For Pixar fans, there are elements of this film that will seem exceptionally familiar. It is directed by Academy Award® nominee Enrico Casarosa who was the creator of the animated short, La Luna. Those who can remember the story of the men who did their work to clean the moon's surface in the short film. They may be reminded of characters like the monstrous man who plays the endearing father and fisherman, Marco Barricelli (Massimo). It is in this same imaginative and magical world that Casarosa immerses the audience. This beautiful world has its secrets below the surface, which eventually unpacks the need for the hearts of mankind to change. As he addresses the issues of acceptance, fear of the unknown and embracing the unfamiliar, this is a profoundly simple tale that will capture the hearts of all who can access this animated gem.
What parents should know about Luca - Suppose Inside Out was designed to show the mind of a pre-teen girl and Up served to cross the generational divide. In that case, Luca is a beautiful depiction of male friendship and comfort with how you were created. There does not seem to be any hidden agendas, but instead a uniquely twisted journey of two boys and two communities as they adjust to the changes around them. By capitalising on a wonderful cast of characters and vocal talent, the Pixar team has delivered a film that comes off as uncomplicated. Still, it proves to be refreshingly complex and emotionally fulfilling. Luca shows that they still have a magical touch of storytelling, animated innovation and the special something that differentiates it from all the other animated films on offer this season.
REEL DIALOGUE: What is the value of a good friend?
A great word to describe the message of Luca is ‘refreshing.’ A film that shows the value of male friendship without resorting to toilet humour or over sexualising the message. Pixar has touched on something that has been lost to modern societies, healthy male bonding. Despite the weaknesses of both boys and their situation, they continued to prove that they were better together than apart.

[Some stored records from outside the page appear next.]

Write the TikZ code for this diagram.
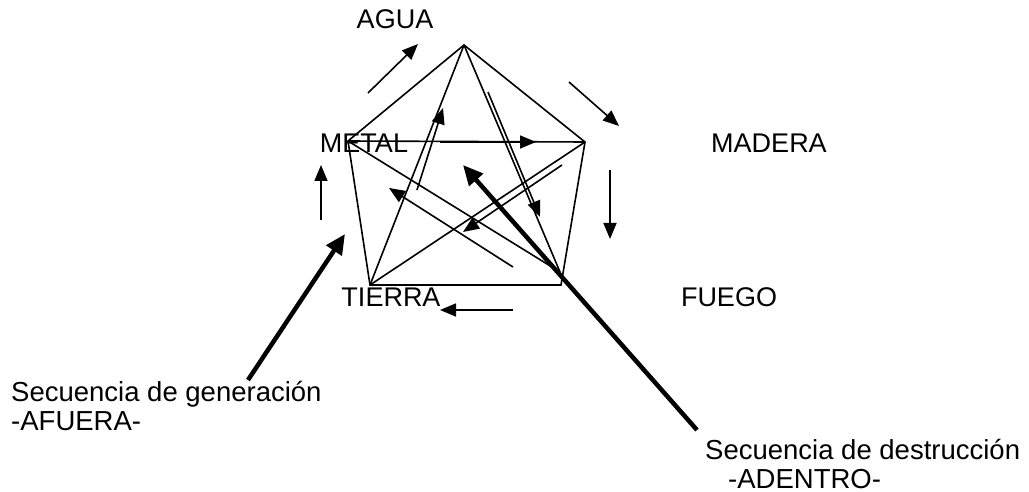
\documentclass[tikz,border=0pt]{standalone}
\usepackage{fontspec}
\setmainfont{Liberation Sans}
\usetikzlibrary{arrows.meta}
\begin{document}
\begin{tikzpicture}[x=1pt,y=-1pt,
  edge/.style={line width=1.6pt, line join=miter},
  arr/.style={line width=1.6pt, -{Triangle[length=16pt,width=13pt]}},
  thickarr/.style={line width=4.5pt, -{Triangle[length=20pt,width=18pt]}},
  lbl/.style={inner sep=0pt, font=\fontsize{27}{29}\selectfont},
  txt/.style={inner sep=0pt, align=left, font=\fontsize{27.5}{29}\selectfont}]
\useasboundingbox (0,0) rectangle (1029,492);
\fill[white] (0,0) rectangle (1029,492);
% pentagon vertices
\coordinate (A) at (464,45);
\coordinate (M) at (348,141);
\coordinate (R) at (585,142);
\coordinate (BR) at (561,285);
\coordinate (BL) at (370,285);
\coordinate (S) at (560,272);
% pentagon
\draw[edge] (A) -- (M) -- (BL) -- (BR) -- (R) -- cycle;
% star
\draw[edge] (A) -- (BL);
\draw[edge] (A) -- (S);
\draw[edge] (M) -- (R);
\draw[edge] (M) -- (S);
\draw[edge] (R) -- (BL);
% inner arrows (destruction)
\coordinate (i1s) at (440,142); \coordinate (i1e) at (536,142);
\coordinate (i2s) at (417,190); \coordinate (i2e) at (443,108);
\coordinate (i3s) at (488,92);  \coordinate (i3e) at (540,217);
\coordinate (i4s) at (562,165); \coordinate (i4e) at (463,232);
\coordinate (i5s) at (513,267); \coordinate (i5e) at (389,188);
\draw[arr] (i1s) -- (i1e);
\draw[arr] (i2s) -- (i2e);
\draw[arr] (i3s) -- (i3e);
\draw[arr] (i4s) -- (i4e);
\draw[arr] (i5s) -- (i5e);
% outer arrows (generation)
\coordinate (o1s) at (368,93);  \coordinate (o1e) at (418,44);
\coordinate (o2s) at (569,82);  \coordinate (o2e) at (619,126);
\coordinate (o3s) at (610,170); \coordinate (o3e) at (610,239);
\coordinate (o4s) at (513,310); \coordinate (o4e) at (440,310);
\coordinate (o5s) at (321,220); \coordinate (o5e) at (321,165);
\draw[arr] (o1s) -- (o1e);
\draw[arr] (o2s) -- (o2e);
\draw[arr] (o3s) -- (o3e);
\draw[arr] (o4s) -- (o4e);
\draw[arr] (o5s) -- (o5e);
% labels
\node[lbl] (agua) at (395,19) {AGUA};
\node[lbl] (metal) at (364,143) {METAL};
\node[lbl] (madera) at (769,143) {MADERA};
\node[lbl] (tierra) at (391,297) {TIERRA};
\node[lbl] (fuego) at (729,297) {FUEGO};
\node[txt, anchor=base west] (gen) at (11,430) {Secuencia de generación\\-AFUERA-};
\node[txt, anchor=base west] (des) at (705,488) {Secuencia de destrucción\\\hspace*{23pt}-ADENTRO-};
% thick pointer arrows
\coordinate (g1) at (248,380); \coordinate (g2) at (345,234);
\coordinate (d1) at (697,430); \coordinate (d2) at (463,165);
\draw[thickarr] (g1) -- (g2);
\draw[thickarr] (d1) -- (d2);
\end{tikzpicture}
\end{document}
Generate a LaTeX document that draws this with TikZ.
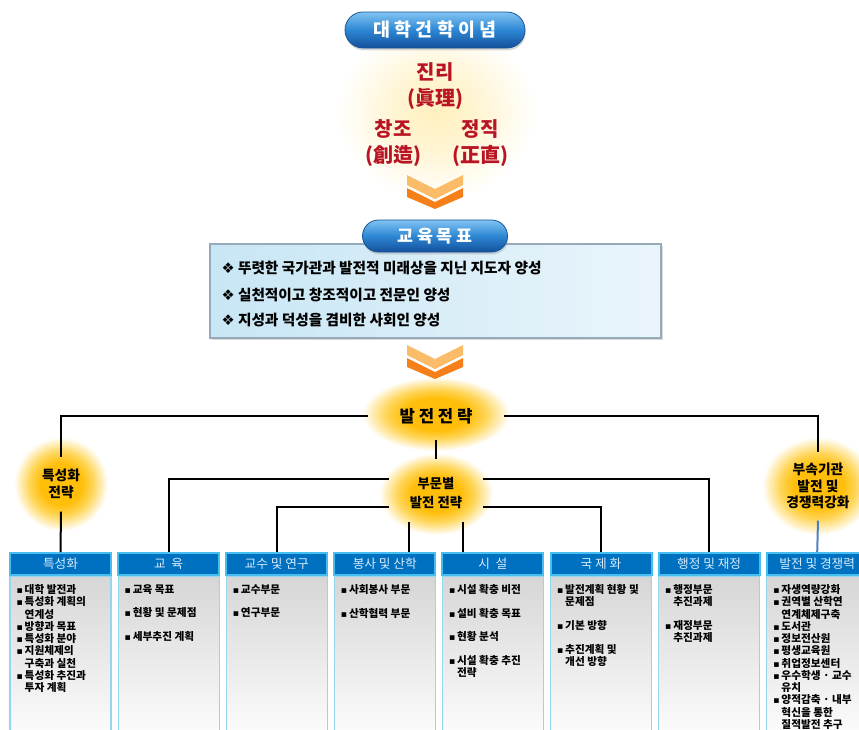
\documentclass[tikz,border=0pt]{standalone}
\usepackage{fontspec}
\setmainfont{Noto Sans CJK KR}
\newfontfamily\symfont{DejaVu Sans}
\usetikzlibrary{positioning,shapes.geometric,shadows}

\definecolor{glowgold}{RGB}{255,190,10}
\definecolor{glowmid}{RGB}{255,214,90}
\definecolor{paleyel}{RGB}{255,240,190}
\pgfdeclareradialshading{glowshade}{\pgfpoint{0bp}{0bp}}{color(0bp)=(glowgold); color(11bp)=(glowgold); color(17bp)=(glowmid); color(25bp)=(white); color(50bp)=(white)}
\pgfdeclareradialshading{paleshade}{\pgfpoint{0bp}{0bp}}{color(0bp)=(paleyel); color(10bp)=(paleyel!70!white); color(25bp)=(white); color(50bp)=(white)}

\newcommand{\bul}{{\symfont\scriptsize ▪}\,}
\newcommand{\contind}{\hphantom{\bul}}

\tikzset{every picture/.style={line width=0.75pt}}
\tikzset{
  pill/.style={draw={rgb, 255:red, 25; green, 85; blue, 150 }, line width=0.6,
    top color={rgb, 255:red, 130; green, 195; blue, 242 }, bottom color={rgb, 255:red, 20; green, 80; blue, 155 },
    middle color={rgb, 255:red, 45; green, 135; blue, 212 }, text=white, inner sep=0pt,
    drop shadow={opacity=0.3, shadow xshift=0.6pt, shadow yshift=-1.8pt}},
  redtxt/.style={text={rgb, 255:red, 185; green, 20; blue, 35 }, align=center, inner sep=0pt,
    font=\fontsize{15}{19.75}\selectfont\bfseries},
  goaltxt/.style={anchor=west, inner sep=0pt, font=\fontsize{11}{13}\selectfont\bfseries},
  glowtxt/.style={ellipse, align=center, inner sep=0pt, font=\bfseries},
  colhead/.style={draw={rgb, 255:red, 70; green, 190; blue, 240 }, line width=1.5,
    fill={rgb, 255:red, 0; green, 112; blue, 192 }, minimum width=75.75pt, minimum height=16.5pt,
    inner sep=0pt, text={rgb, 255:red, 215; green, 235; blue, 252 }, font=\fontsize{9.5}{11}\selectfont},
  colbody/.style={draw={rgb, 255:red, 150; green, 212; blue, 240 }, line width=0.8,
    top color={rgb, 255:red, 214; green, 214; blue, 214 }, bottom color=white,
    minimum width=75.75pt, minimum height=127.5pt, inner sep=0pt},
  coltxt/.style={anchor=north west, align=left, inner sep=0pt, font=\fontsize{8}{9.2}\selectfont\bfseries},
  conn/.style={line width=1.5},
  chevlight/.style={fill={rgb, 255:red, 250; green, 188; blue, 105 }},
  chevdark/.style={fill={rgb, 255:red, 245; green, 128; blue, 25 }}
}

\begin{document}
\begin{tikzpicture}[x=0.75pt,y=0.75pt,yscale=-1,xscale=1]
\useasboundingbox (0,0) rectangle (859,729);

%Glows
\shade[shading=paleshade] (436,112) ellipse (100 and 88);
\shade[shading=glowshade] (436,414) ellipse (74 and 37);
\shade[shading=glowshade] (436,494) ellipse (57 and 41);
\shade[shading=glowshade] (61,484) ellipse (47 and 47);
\shade[shading=glowshade] (818,486) ellipse (56 and 49);

%Chevrons
\fill[chevlight] (407,175) -- (435,189) -- (463,175) -- (463,185) -- (435,199) -- (407,185) -- cycle;
\fill[chevdark] (407,188) -- (435,202) -- (463,188) -- (463,197) -- (435,209) -- (407,197) -- cycle;
\fill[chevlight, shift={(0,170)}] (407,175) -- (435,189) -- (463,175) -- (463,185) -- (435,199) -- (407,185) -- cycle;
\fill[chevdark, shift={(0,170)}] (407,188) -- (435,202) -- (463,188) -- (463,197) -- (435,209) -- (407,197) -- cycle;

%Founding ideals
\node[pill, minimum width=135pt, minimum height=27pt, rounded corners=13.5pt,
  font=\fontsize{13.8}{16}\selectfont\bfseries] (ttl) at (435,30) {대 학 건 학 이 념};
\node[redtxt] (truth) at (435,86) {진리\\(眞理)};
\node[redtxt] (creat) at (393,143) {창조\\(創造)};
\node[redtxt] (honest) at (480,143) {정직\\(正直)};

%Educational goals
\node[draw={rgb, 255:red, 150; green, 170; blue, 185 }, line width=1,
  left color={rgb, 255:red, 200; green, 230; blue, 245 }, right color={rgb, 255:red, 234; green, 245; blue, 251 },
  minimum width=338.25pt, minimum height=70.5pt, inner sep=0pt,
  drop shadow={opacity=0.3, shadow xshift=1.2pt, shadow yshift=-1.2pt}] (goalbox) at (435.5,291) {};
\node[pill, minimum width=108.75pt, minimum height=24pt, rounded corners=12pt,
  font=\fontsize{13}{15}\selectfont\bfseries] (goalpill) at (435,236) {교 육 목 표};
\node[goaltxt] (g1) at (221,268) {{\symfont ❖} 뚜렷한 국가관과 발전적 미래상을 지닌 지도자 양성};
\node[goaltxt] (g2) at (221,295) {{\symfont ❖} 실천적이고 창조적이고 전문인 양성};
\node[goaltxt] (g3) at (221,320) {{\symfont ❖} 지성과 덕성을 겸비한 사회인 양성};

%Strategies
\node[glowtxt, minimum width=101.25pt, minimum height=34.5pt, font=\fontsize{12.5}{15}\selectfont\bfseries] (strat) at (436,416) {발 전 전 략};
\node[glowtxt, minimum width=76.5pt, minimum height=51pt, font=\fontsize{10}{14}\selectfont\bfseries] (dept) at (436,493) {부문별\\발전 전략};
\node[glowtxt, minimum width=40.5pt, minimum height=40.5pt, font=\fontsize{10.3}{12.75}\selectfont\bfseries] (spec) at (61,484) {특성화\\전략};
\node[glowtxt, minimum width=45pt, minimum height=51pt, font=\fontsize{10.3}{12.4}\selectfont\bfseries] (affil) at (818,486) {부속기관\\발전 및\\경쟁력강화};

%Column heads
\node[colhead] (h1) at (60.5,564) {특성화};
\node[colhead] (h2) at (168.6,564) {교\ \ 육};
\node[colhead] (h3) at (276.7,564) {교수 및 연구};
\node[colhead] (h4) at (384.8,564) {봉사 및 산학};
\node[colhead] (h5) at (492.9,564) {시\ \ 설};
\node[colhead] (h6) at (601,564) {국 제 화};
\node[colhead] (h7) at (709.1,564) {행정 및 재정};
\node[colhead] (h8) at (817.2,564) {발전 및 경쟁력};

%Column bodies
\node[colbody, below=0pt of h1] (b1) {};
\node[colbody, below=0pt of h2] (b2) {};
\node[colbody, below=0pt of h3] (b3) {};
\node[colbody, below=0pt of h4] (b4) {};
\node[colbody, below=0pt of h5] (b5) {};
\node[colbody, below=0pt of h6] (b6) {};
\node[colbody, below=0pt of h7] (b7) {};
\node[colbody, below=0pt of h8] (b8) {};

%Column texts
\node[coltxt, below right=6pt and 5pt of b1.north west] (t1) {\bul 대학 발전과\\ \bul 특성화 계획의\\ \contind 연계성\\ \bul 방향과 목표\\ \bul 특성화 분야\\ \bul 지원체제의\\ \contind 구축과 실천\\ \bul 특성화 추진과\\ \contind 투자 계획};
\node[coltxt, below right=6pt and 5pt of b2.north west] (t2) {\bul 교육 목표\\[8.5pt] \bul 현황 및 문제점\\[8.5pt] \bul 세부추진 계획};
\node[coltxt, below right=6pt and 5pt of b3.north west] (t3) {\bul 교수부문\\[8.5pt] \bul 연구부문};
\node[coltxt, below right=6pt and 5pt of b4.north west] (t4) {\bul 사회봉사 부문\\[8.5pt] \bul 산학협력 부문};
\node[coltxt, below right=6pt and 5pt of b5.north west] (t5) {\bul 시설 확충 비전\\[8.5pt] \bul 설비 확충 목표\\[8.5pt] \bul 현황 분석\\[8.5pt] \bul 시설 확충 추진\\ \contind 전략};
\node[coltxt, below right=6pt and 5pt of b6.north west] (t6) {\bul 발전계획 현황 및\\ \contind 문제점\\[8.5pt] \bul 기본 방향\\[8.5pt] \bul 추진계획 및\\ \contind 개선 방향};
\node[coltxt, below right=6pt and 5pt of b7.north west] (t7) {\bul 행정부문\\ \contind 추진과제\\[8.5pt] \bul 재정부문\\ \contind 추진과제};
\node[coltxt, below right=6pt and 5pt of b8.north west] (t8) {\bul 자생역량강화\\ \bul 권역별 산학연\\ \contind 연계체제구축\\ \bul 도서관\\ \bul 정보전산원\\ \bul 평생교육원\\ \bul 취업정보센터\\ \bul 우수학생 · 교수\\ \contind 유치\\ \bul 양적감축 · 내부\\ \contind 혁신을 통한\\ \contind 질적발전 추구};

%Connectors
\draw[conn] (strat.west) -| (spec.north);
\draw[conn] (strat.east) -| (affil.north);
\draw[conn] (strat.south) -- (dept.north);
\draw[conn] (spec.south) -- (h1.north);
\draw[conn, color={rgb, 255:red, 79; green, 129; blue, 189 }] (affil.south) -- (h8.north);
\draw[conn] (dept.164) -| (h2.north);
\draw[conn] (dept.16) -| (h7.north);
\draw[conn] (dept.197) -| (h3.north);
\draw[conn] (dept.343) -| (h6.north);
\draw[conn] (dept.227) -- (dept.227 |- h4.north);
\draw[conn] (dept.313) -- (dept.313 |- h5.north);
\end{tikzpicture}
\end{document}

Solomon writes of friendship in this manner, "two are better than one, because they have a good return for their labor: If either of them falls down, one can help the other up. But pity anyone who falls and has no one to help them up." This is one encouraging passage amongst many that talks to the value of friendship and how God is the author of this beautiful gift to humanity.
Have you considered your friendships and invested in them this week? Why not give your mate a call? It might prove to be one of the best things for your soul.